There are plenty of different ways to cook a venison roast. Keep this tasty and aesthetically pleasing wild game dish in mind when you have company over for dinner.
1 large whole muscle roast (I like to use a top or bottom round, but an 8”-10” chunk of backstrap works just as well
5 oz bag of spinach
3-4 oz of goat cheese
½ large white onion diced
3 cloves of garlic minced
Salt and pepper
Make sure all silver skin is trimmed from the roast and that roast is patted dry, season generously with salt and pepper, and then slice the roast open long ways like a hoagie roll. Be careful not to cut all the way through, and I stop just shy of cutting all the way to either end of the roast to help hold the stuffing in.

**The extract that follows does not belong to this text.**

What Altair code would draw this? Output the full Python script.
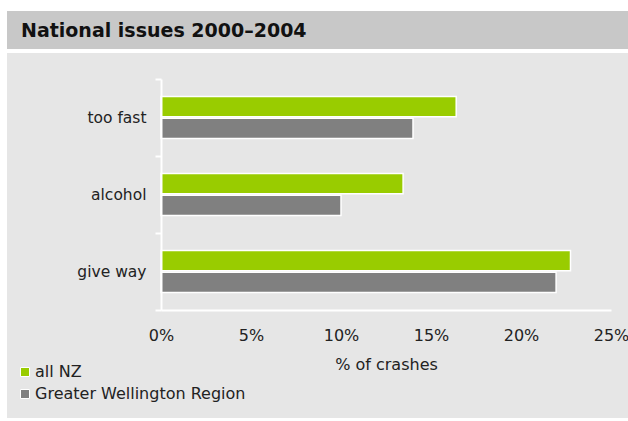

Heat about 1 tbsp of olive oil in a saute pan over medium-high heat and saute the onions until translucent, about 6-7 minutes. Add garlic and cook for another 30 seconds before adding the spinach. Cook until all the spinach has wilted, mix well, and remove from heat. Spread it out on a plate and allow it to cool.
Spread the goat cheese evenly inside the roast. Once the spinach mixture has cooled completely, stuff the roast until full.
To help keep the stuffing in while cooking, wrap and tie a length of butcher’s twine around the roast about ever 1½ ‘’
Turn the oven to 350 degrees and heat a cast iron skillet to medium-high heat lightly coated with oil with a high smoke point, such as avocado. If you are using butter or olive oil, lower the heat.
Sear all sides of the roast. If your roast is smaller, you may want to check the internal temperature with a thermometer because I don't recommend cooking the roast past 130 degrees (medium rare). If your roast is larger, like the top or bottom round off of a buck, you will want to finish it in the oven for 5-10 minutes.
Remove heat and let rest for several minutes before slicing and serving. Sometimes I drizzle with a balsamic glaze upon serving as it pairs well with the goat cheese.
Choosing the Cut of Meat:
Depending on your meat cut, there will be some variance here with both cook time and the amount of stuffing you will need. Here I used a top round off of a mature whitetail buck, which is definitely on the larger end of the spectrum. When using the same cut from a doe or a backstrap instead, you may have some extra stuffing, and you should also reduce the cooking time, so you don't over-cook it.